# DATASET CONTENT start
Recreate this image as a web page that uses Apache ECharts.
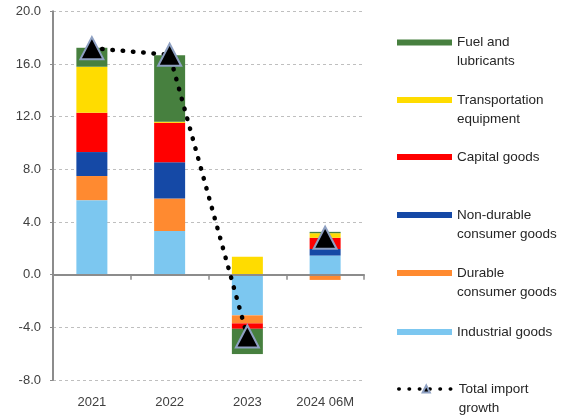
<!DOCTYPE html>
<html><head><meta charset="utf-8">
<script src="https://cdn.jsdelivr.net/npm/echarts@6/dist/echarts.min.js"></script>
<style>html,body{margin:0;padding:0;background:#fff}#c{width:561px;height:417px}</style>
</head><body><div id="c"></div>
<script>
// ---- data ----
const categories = ['2021', '2022', '2023', '2024 06M'];
const industrialGoods = [5.66, 3.31, -3.09, 1.45];
const durableConsumerGoods = [1.83, 2.48, -0.61, -0.4];
const nonDurableConsumerGoods = [1.82, 2.74, 0, 0.5];
const capitalGoods = [2.98, 3.0, -0.41, 0.85];
const transportationEquipment = [3.5, 0.08, 1.36, 0.35];
const fuelAndLubricants = [1.44, 5.06, -1.92, 0.1];
const totalImportGrowth = [17.2, 16.7, -4.7, 2.8];
const yMin = -8, yMax = 20, yStep = 4;

const barNames = ['Industrial goods', 'Durable consumer goods', 'Non-durable consumer goods', 'Capital goods', 'Transportation equipment', 'Fuel and lubricants'];
const barData = [industrialGoods, durableConsumerGoods, nonDurableConsumerGoods, capitalGoods, transportationEquipment, fuelAndLubricants];
const barColors = ['#7cc7f0', '#ff8a30', '#1549a6', '#ff0000', '#ffdc00', '#47803f'];
const totalName = 'Total import growth';
const legendLabels = {
  'Fuel and lubricants': '\nFuel and\nlubricants',
  'Transportation equipment': '\nTransportation\nequipment',
  'Capital goods': 'Capital goods',
  'Non-durable consumer goods': '\nNon-durable\nconsumer goods',
  'Durable consumer goods': '\nDurable\nconsumer goods',
  'Industrial goods': 'Industrial goods',
  'Total import growth': '\nTotal import\ngrowth'
};
// ---- layout ----
const FONT = 'Liberation Sans';
const legendCenters = [
  ['Fuel and lubricants', 42.5], ['Transportation equipment', 100], ['Capital goods', 157],
  ['Non-durable consumer goods', 215], ['Durable consumer goods', 273], ['Industrial goods', 332],
  ['Total import growth', 389]
];
const LH = 19;
const legends = legendCenters.map(([name, c]) => {
  const lines = legendLabels[name].split('\n').length;
  const isTotal = name === totalName;
  const ih = isTotal ? 9 : 6;
  const h = Math.max(lines * LH, ih);
  const l = {
    data: [name], left: 397, top: c - h / 2, padding: 0, orient: 'vertical',
    itemWidth: 55, itemHeight: ih,
    formatter: () => legendLabels[name],
    textStyle: { fontFamily: FONT, fontSize: 13.5, color: '#262626', lineHeight: LH }
  };
  if (!isTotal) l.icon = 'rect';
  else l.lineStyle = { width: 3.5 };
  return l;
});

const series = barNames.map((n, i) => ({
  name: n, type: 'bar', stack: 'imp', barWidth: 31,
  itemStyle: { color: barColors[i] },
  data: barData[i]
}));
const lineStyle = { color: '#000', width: 4.5, type: [0.5, 9.8], cap: 'round' };
const symbolStyle = { color: '#000', borderColor: '#8ea0c2', borderWidth: 2 };
series.push({
  name: totalName, type: 'line', z: 5, symbol: 'triangle', symbolSize: [23, 22], showAllSymbol: true,
  lineStyle: lineStyle, itemStyle: symbolStyle,
  data: totalImportGrowth.map((v, i) => i < 3 ? v : null)
});
series.push({
  name: totalName, type: 'line', z: 5, symbol: 'triangle', symbolSize: [23, 22], showAllSymbol: true,
  lineStyle: lineStyle, itemStyle: symbolStyle,
  data: totalImportGrowth.map((v, i) => i === 3 ? v : null)
});

const chart = echarts.init(document.getElementById('c'), null, { renderer: 'canvas' });
chart.setOption({
  animation: false,
  backgroundColor: '#fff',
  grid: { left: 53, right: 197, top: 11.3, bottom: 37, containLabel: false, outerBoundsMode: 'none' },
  legend: legends,
  xAxis: [{
    type: 'category', data: categories, position: 'bottom',
    axisLine: { show: false, onZero: false },
    axisTick: { show: false },
    axisLabel: { margin: 16, fontFamily: FONT, fontSize: 13, color: '#404040' },
    splitLine: { show: false }
  }, {
    type: 'category', data: categories, position: 'top', z: 3,
    axisLine: { show: true, onZero: true, lineStyle: { color: '#8c8c8c', width: 2 } },
    axisTick: { show: true, inside: true, length: 5, lineStyle: { color: '#8c8c8c', width: 1.5 } },
    axisLabel: { show: false },
    splitLine: { show: false }
  }],
  yAxis: {
    type: 'value', min: yMin, max: yMax, interval: yStep,
    axisLine: { show: true, lineStyle: { color: '#8c8c8c', width: 2 } },
    axisTick: { show: true, length: 3, lineStyle: { color: '#8c8c8c' } },
    axisLabel: { margin: 12, fontFamily: FONT, fontSize: 13, color: '#404040', formatter: v => v.toFixed(1) },
    splitLine: { show: true, lineStyle: { color: '#bfbfbf', width: 1, type: [3, 3] } }
  },
  series: series
});
</script>
</body></html>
# DATASET CONTENT end
__WORK TO DO__: What is needed is an exact reproduction of the data, pictures excluded.

__ANSWER TO THE TASK__:
Recreate this image as a web page that uses Apache ECharts.
<!DOCTYPE html>
<html><head><meta charset="utf-8">
<script src="https://cdn.jsdelivr.net/npm/echarts@6/dist/echarts.min.js"></script>
<style>html,body{margin:0;padding:0;background:#fff}#c{width:561px;height:417px}</style>
</head><body><div id="c"></div>
<script>
// ---- data ----
const categories = ['2021', '2022', '2023', '2024 06M'];
const industrialGoods = [5.66, 3.31, -3.09, 1.45];
const durableConsumerGoods = [1.83, 2.48, -0.61, -0.4];
const nonDurableConsumerGoods = [1.82, 2.74, 0, 0.5];
const capitalGoods = [2.98, 3.0, -0.41, 0.85];
const transportationEquipment = [3.5, 0.08, 1.36, 0.35];
const fuelAndLubricants = [1.44, 5.06, -1.92, 0.1];
const totalImportGrowth = [17.2, 16.7, -4.7, 2.8];
const yMin = -8, yMax = 20, yStep = 4;

const barNames = ['Industrial goods', 'Durable consumer goods', 'Non-durable consumer goods', 'Capital goods', 'Transportation equipment', 'Fuel and lubricants'];
const barData = [industrialGoods, durableConsumerGoods, nonDurableConsumerGoods, capitalGoods, transportationEquipment, fuelAndLubricants];
const barColors = ['#7cc7f0', '#ff8a30', '#1549a6', '#ff0000', '#ffdc00', '#47803f'];
const totalName = 'Total import growth';
const legendLabels = {
  'Fuel and lubricants': '\nFuel and\nlubricants',
  'Transportation equipment': '\nTransportation\nequipment',
  'Capital goods': 'Capital goods',
  'Non-durable consumer goods': '\nNon-durable\nconsumer goods',
  'Durable consumer goods': '\nDurable\nconsumer goods',
  'Industrial goods': 'Industrial goods',
  'Total import growth': '\nTotal import\ngrowth'
};
// ---- layout ----
const FONT = 'Liberation Sans';
const legendCenters = [
  ['Fuel and lubricants', 42.5], ['Transportation equipment', 100], ['Capital goods', 157],
  ['Non-durable consumer goods', 215], ['Durable consumer goods', 273], ['Industrial goods', 332],
  ['Total import growth', 389]
];
const LH = 19;
const legends = legendCenters.map(([name, c]) => {
  const lines = legendLabels[name].split('\n').length;
  const isTotal = name === totalName;
  const ih = isTotal ? 9 : 6;
  const h = Math.max(lines * LH, ih);
  const l = {
    data: [name], left: 397, top: c - h / 2, padding: 0, orient: 'vertical',
    itemWidth: 55, itemHeight: ih,
    formatter: () => legendLabels[name],
    textStyle: { fontFamily: FONT, fontSize: 13.5, color: '#262626', lineHeight: LH }
  };
  if (!isTotal) l.icon = 'rect';
  else l.lineStyle = { width: 3.5 };
  return l;
});

const series = barNames.map((n, i) => ({
  name: n, type: 'bar', stack: 'imp', barWidth: 31,
  itemStyle: { color: barColors[i] },
  data: barData[i]
}));
const lineStyle = { color: '#000', width: 4.5, type: [0.5, 9.8], cap: 'round' };
const symbolStyle = { color: '#000', borderColor: '#8ea0c2', borderWidth: 2 };
series.push({
  name: totalName, type: 'line', z: 5, symbol: 'triangle', symbolSize: [23, 22], showAllSymbol: true,
  lineStyle: lineStyle, itemStyle: symbolStyle,
  data: totalImportGrowth.map((v, i) => i < 3 ? v : null)
});
series.push({
  name: totalName, type: 'line', z: 5, symbol: 'triangle', symbolSize: [23, 22], showAllSymbol: true,
  lineStyle: lineStyle, itemStyle: symbolStyle,
  data: totalImportGrowth.map((v, i) => i === 3 ? v : null)
});

const chart = echarts.init(document.getElementById('c'), null, { renderer: 'canvas' });
chart.setOption({
  animation: false,
  backgroundColor: '#fff',
  grid: { left: 53, right: 197, top: 11.3, bottom: 37, containLabel: false, outerBoundsMode: 'none' },
  legend: legends,
  xAxis: [{
    type: 'category', data: categories, position: 'bottom',
    axisLine: { show: false, onZero: false },
    axisTick: { show: false },
    axisLabel: { margin: 16, fontFamily: FONT, fontSize: 13, color: '#404040' },
    splitLine: { show: false }
  }, {
    type: 'category', data: categories, position: 'top', z: 3,
    axisLine: { show: true, onZero: true, lineStyle: { color: '#8c8c8c', width: 2 } },
    axisTick: { show: true, inside: true, length: 5, lineStyle: { color: '#8c8c8c', width: 1.5 } },
    axisLabel: { show: false },
    splitLine: { show: false }
  }],
  yAxis: {
    type: 'value', min: yMin, max: yMax, interval: yStep,
    axisLine: { show: true, lineStyle: { color: '#8c8c8c', width: 2 } },
    axisTick: { show: true, length: 3, lineStyle: { color: '#8c8c8c' } },
    axisLabel: { margin: 12, fontFamily: FONT, fontSize: 13, color: '#404040', formatter: v => v.toFixed(1) },
    splitLine: { show: true, lineStyle: { color: '#bfbfbf', width: 1, type: [3, 3] } }
  },
  series: series
});
</script>
</body></html>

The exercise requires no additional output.